Массивные плечи Малкольма опустились. С облегчением.
– Я надеялся услышать от тебя эти слова.
* * *
К двадцати восьми годам частная практика приносила доктору Блейдс солидный доход, выражавшийся шестизначным числом, и один день в неделю она с удовольствием преподавала психологию.
Подержанный «БМВ» не ломался, апартаменты на Формоза-авеню ее устраивали, а вложения в акционерный фонд постоянно росли.
Свидания в барах продолжались – сначала в окрестностях Лос-Анджелеса, а потом за границей, когда Грейс начала дважды в год баловать себя шикарными отпусками в других странах. Она летала в Европу и в Азию и возвращалась домой с дорогой одеждой и эротическими воспоминаниями, которые скрашивали часы одиночества.
Жизнь шла своим чередом, и психотерапевт думала, что так будет продолжаться какое-то время.
Как же она была глупа!
Однажды ночью, незадолго до ее двадцать девятого дня рождения, доктора разбудил громкий стук в дверь.
С трудом заставив себя проснуться, Блейдс натянула спортивный костюм, взяла на кухне разделочный нож и подкралась к входной двери.
– Грейс! – прошипел голос с той стороны. Кто-то говорил театральным шепотом. Пытается не разбудить соседей?

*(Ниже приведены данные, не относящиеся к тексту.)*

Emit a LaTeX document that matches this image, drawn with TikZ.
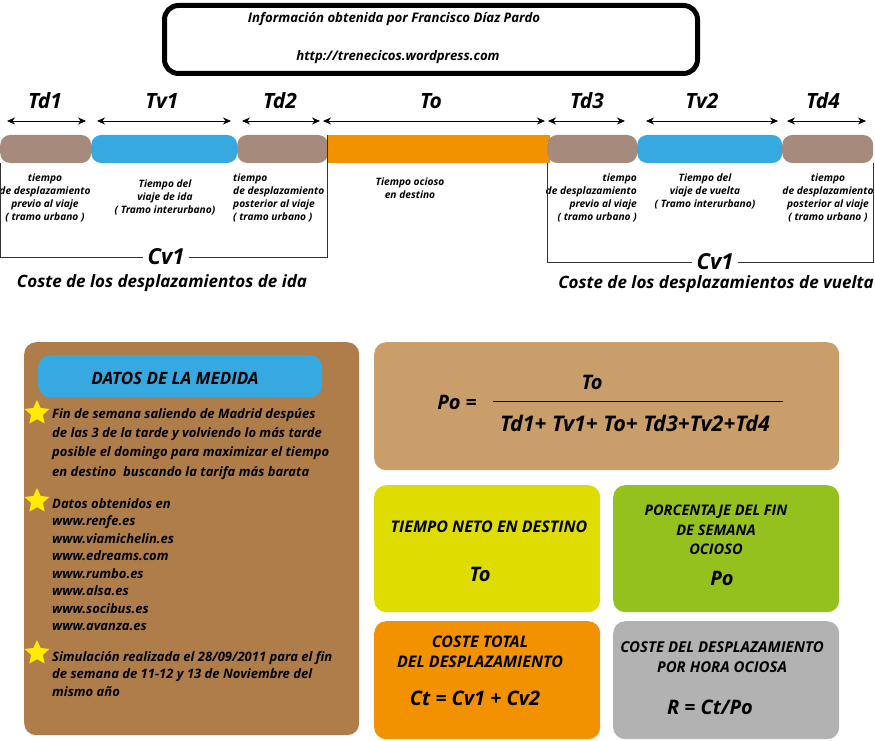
\documentclass[tikz,border=0pt]{standalone}
\usepackage{fontspec}
\setmainfont{Open Sans}
\usetikzlibrary{shapes.geometric,arrows.meta}

\definecolor{barbrown}{RGB}{166,139,124}
\definecolor{barblue}{RGB}{54,169,225}
\definecolor{barorange}{RGB}{243,146,0}
\definecolor{panelbrown}{RGB}{175,125,73}
\definecolor{formbrown}{RGB}{201,158,107}
\definecolor{boxyellow}{RGB}{222,220,0}
\definecolor{boxgreen}{RGB}{149,193,31}
\definecolor{boxgray}{RGB}{178,178,178}
\definecolor{staryellow}{RGB}{255,236,0}

\begin{document}
\begin{tikzpicture}[x=1pt, y=-1pt,
bar/.style={rectangle, rounded corners=10pt, minimum height=28pt, inner sep=0pt, anchor=west},
card/.style={rectangle, rounded corners=12pt, inner sep=0pt, anchor=north west},
tlabel/.style={font=\fontsize{21}{21}\selectfont\bfseries\itshape, inner sep=0pt},
note/.style={font=\fontsize{10.2}{13}\selectfont\bfseries\itshape, inner sep=0pt, align=center},
body/.style={font=\fontsize{13}{19.3}\selectfont\bfseries\itshape, inner sep=0pt, align=left, anchor=north west},
caps/.style={font=\fontsize{#1}{19.5}\selectfont\bfseries\itshape, inner sep=0pt, align=center},
big/.style={font=\fontsize{20}{20}\selectfont\bfseries\itshape, inner sep=0pt},
dimarrow/.style={{Stealth[length=8pt,width=7pt]}-{Stealth[length=8pt,width=7pt]}, thick},
yellowstar/.style={star, star points=5, star point ratio=2.1, fill=staryellow, minimum size=26pt, inner sep=0pt},]

	\useasboundingbox (0,0) rectangle (875,741);

	% cabecera
	\node (info) [draw, line width=5pt, rounded corners=14pt, minimum width=533pt, minimum height=68pt] at (431,39.5) {};
	\node (autor) [font=\fontsize{13.2}{13}\selectfont\bfseries\itshape, inner sep=0pt] at (394,19) {Información obtenida por Francisco Díaz Pardo};
	\node (web) [font=\fontsize{13.2}{13}\selectfont\bfseries\itshape, inner sep=0pt] at (398,57) {http://trenecicos.wordpress.com};

	% tiempos
	\foreach \nm/\xa/\xb/\xl/\lab in {td1/7/86/45/Td1, tv1/97/231/162/Tv1, td2/242/320/280/Td2, to/323/545/431/To, td3/548/625/587/Td3, tv2/646/778/702/Tv2, td4/787/866/823/Td4}{
		\node (\nm) [tlabel] at (\xl,101) {\lab};
		\coordinate (\nm a) at (\xa,121);
		\coordinate (\nm b) at (\xb,121);
		\draw[dimarrow] (\nm a) -- (\nm b);
	}

	% barra
	\node (barTo) [rectangle, fill=barorange, minimum height=28pt, minimum width=223pt, inner sep=0pt, anchor=west] at (327,149) {};
	\node (barTd1) [bar, fill=barbrown, minimum width=91pt] at (0,149) {};
	\node (barTv1) [bar, fill=barblue, minimum width=146pt] at (91,149) {};
	\node (barTd2) [bar, fill=barbrown, minimum width=91pt] at (237,149) {};
	\node (barTd3) [bar, fill=barbrown, minimum width=90pt] at (547,149) {};
	\node (barTv2) [bar, fill=barblue, minimum width=145pt] at (637,149) {};
	\node (barTd4) [bar, fill=barbrown, minimum width=91pt] at (782,149) {};

	\node (nTd1) [note, anchor=north] at (45,174) {tiempo\\de desplazamiento\\previo al viaje\\( tramo urbano )};
	\node (nTv1) [note, anchor=north] at (165,180) {Tiempo del\\viaje de ida\\( Tramo interurbano)};
	\node (nTd2) [note, align=left, anchor=north west] at (233,174) {tiempo\\de desplazamiento\\posterior al viaje\\( tramo urbano )};
	\node (nTo) [note, anchor=north] at (410,178) {Tiempo ocioso\\en destino};
	\node (nTd3) [note, align=right, anchor=north east] at (637,174) {tiempo\\de desplazamiento\\previo al viaje\\( tramo urbano )};
	\node (nTv2) [note, anchor=north] at (705,174) {Tiempo del\\viaje de vuelta\\( Tramo interurbano)};
	\node (nTd4) [note, anchor=north] at (828,174) {tiempo\\de desplazamiento\\posterior al viaje\\( tramo urbano )};

	% costes de ida y vuelta
	\node (cvIda) [big, font=\fontsize{22}{22}\selectfont\bfseries\itshape, fill=white, inner xsep=4pt] at (166,257) {Cv1};
	\node (cvVuelta) [big, font=\fontsize{22}{22}\selectfont\bfseries\itshape, fill=white, inner xsep=4pt] at (715,262) {Cv1};
	\draw[black!80] (barTd1.south west) |- (cvIda.west);
	\draw[black!80] (cvIda.east) -| (barTo.north west);
	\draw[black!80] (barTd3.south west) |- (cvVuelta.west);
	\draw[black!80] (cvVuelta.east) -| (barTd4.south east);
	\node (ida) [font=\fontsize{17}{17}\selectfont\bfseries\itshape, inner sep=0pt] at (162,283) {Coste de los desplazamientos de ida};
	\node (vuelta) [font=\fontsize{17}{17}\selectfont\bfseries\itshape, inner sep=0pt] at (716,284) {Coste de los desplazamientos de vuelta};

	% datos de la medida
	\node (datos) [card, fill=panelbrown, minimum width=335pt, minimum height=393pt] at (24,342) {};
	\node (titulo) [card, fill=barblue, minimum width=284pt, minimum height=42pt] at (38,355) {};
	\node (tituloTxt) [font=\fontsize{17}{17}\selectfont\bfseries\itshape, inner sep=0pt] at (175,378) {DATOS DE LA MEDIDA};

	\node (star1) [yellowstar] at (37,413) {};
	\node (star2) [yellowstar] at (37,501) {};
	\node (star3) [yellowstar] at (37,653) {};

	\node (fin) [body] at (52,408) {Fin de semana saliendo de Madrid despúes\\de las 3 de la tarde y volviendo lo más tarde\\posible el domingo para maximizar el tiempo\\en destino\ \ buscando la tarifa más barata};
	\node (fuentes) [body, font=\fontsize{13}{17.5}\selectfont\bfseries\itshape] at (52,498) {Datos obtenidos en\\www.renfe.es\\www.viamichelin.es\\www.edreams.com\\www.rumbo.es\\www.alsa.es\\www.socibus.es\\www.avanza.es};
	\node (simul) [body, font=\fontsize{13}{17.5}\selectfont\bfseries\itshape] at (52,651) {Simulación realizada el 28/09/2011 para el fin\\de semana de 11-12 y 13 de Noviembre del\\mismo año};

	% formula
	\node (formula) [card, fill=formbrown, minimum width=465pt, minimum height=128pt] at (374,342) {};
	\node (poIgual) [big] at (457,402) {Po =};
	\node (numer) [big] at (592,382) {To};
	\node (denom) [big, font=\fontsize{21.5}{21.5}\selectfont\bfseries\itshape] at (635,423) {Td1+ Tv1+ To+ Td3+Tv2+Td4};
	\draw[thin] (493,401) -- (783,401);

	% resultados
	\node (neto) [card, fill=boxyellow, minimum width=226pt, minimum height=127pt] at (374,485) {};
	\node (porcen) [card, fill=boxgreen, minimum width=226pt, minimum height=127pt] at (613,485) {};
	\node (total) [card, fill=barorange, minimum width=226pt, minimum height=118pt] at (374,621) {};
	\node (hora) [card, fill=boxgray, minimum width=226pt, minimum height=118pt] at (613,621) {};

	\node (netoTxt) [caps=16] at (489,527) {TIEMPO NETO EN DESTINO};
	\node (netoVal) [big] at (480,574) {To};
	\node (porcenTxt) [caps=14.6] at (716,530) {PORCENTAJE DEL FIN\\DE SEMANA\\OCIOSO};
	\node (porcenVal) [big] at (722,578) {Po};
	\node (totalTxt) [caps=16] at (480,652) {COSTE TOTAL\\DEL DESPLAZAMIENTO};
	\node (totalVal) [big] at (475,698) {Ct = Cv1 + Cv2};
	\node (horaTxt) [caps=15] at (722,657) {COSTE DEL DESPLAZAMIENTO\\POR HORA OCIOSA};
	\node (horaVal) [big] at (710,707) {R = Ct/Po};

\end{tikzpicture}
\end{document}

Кто-то, кому известно ее имя…
Держа нож наготове, женщина отперла и приоткрыла дверь, но цепочку не сняла.
В коридоре стоял Рэнсом Гарденер. Он выглядел старым и неряшливым – седые волосы растрепаны, глаза красные, губы дрожат.
Блейдс впустила его.
Он порывисто обнял ее и разрыдался.
– Кто из них? – спросила Грейс, когда он наконец отстранился.
– Господи… – всхлипнул Гарденер. – Оба, Грейс, оба! Машина Софи…
Ее лицо вытянулось. Она попятилась в гостиную, глядя на Рэнсома, тело которого сотрясали рыдания.
Ее словно заморозили. Поместили в твердую оболочку, похожую на хитон насекомого.
Грейс представила, как маленький черный кабриолет мчится по дороге.
И разваливается на части.
Она попыталась что-то сказать. Но ее тело словно лишилось гортани, языка и губ. Трахея тоже как будто отсутствовала – Блейдс не чувствовала, что дышит, но каким-то образом… существовала.
Может, воздух поступал через поры на коже?
Гарденер продолжал раскачиваться и всхлипывать. Голова у Грейс закружилась, и она ухватилась за стену, чтобы не упасть. Потом с трудом доплелась до кухни, нащупала стул. Села.
Адвокат последовал за ней. Зачем? Ей хотелось, чтобы он исчез.
– Пьяный водитель, черт бы его побрал… Он тоже погиб. Пусть горит в аду, – бормотал Рэнсом.
Грейс вдруг захотелось спросить, где это случилось, когда и как, но мозг отказывался повиноваться ей. Но даже этот… электрический хаос в ее голове… казался каким-то неправильным. Нечетким, вязким… неполноценным.
Теперь она стала одним из своих пациентов.